As of August 2025, Joy Air had the following aircraft:

Joy Air fleet
| Aircraft | In service | Orders | Passengers | Notes |
| Boeing 737-800 | 3 | — | 186 |  |
| Comac C909 | — | 50 | 85 |  |
| Comac C919 | — | 20 | 156 |  |
| Xian MA60 | 22 | 21 | 60 |  |
| Xi'an MA700 | — | 30 | 86 | Launch customer. |
| Total | 25 | 91 |  |  |  |

==Incidents and accidents==
On 4 February 2014 Joy Air MA60 flight JR1533 from Taiyuan, China, carrying 7 crew members and 37 passengers, had a mechanical failure on the landing gear while landing at Zhengzhou. This caused landing gear to break and the aircraft's nose cone to hit the tarmac. There were no injuries.

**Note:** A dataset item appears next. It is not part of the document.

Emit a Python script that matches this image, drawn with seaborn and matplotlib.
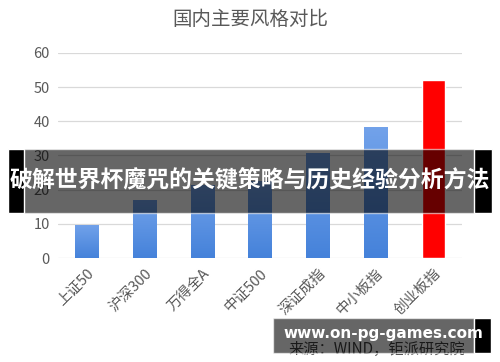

On 10 May 2015, Joy Air MA60 flight JR1529 from Yiwu to Fuzhou with 45 passengers and 7 crew landed on Fuzhou runway 3 at about 11:57 but veered off the runway and came to a stop off the runway edge about 500 metres past the runway threshold and about 50 metres off the runway centerline with all gear on soft ground. The engines struck the ground causing the wings to be nearly torn off, and resulted in substantial damage to the fuselage and structure. 7 occupants were injured.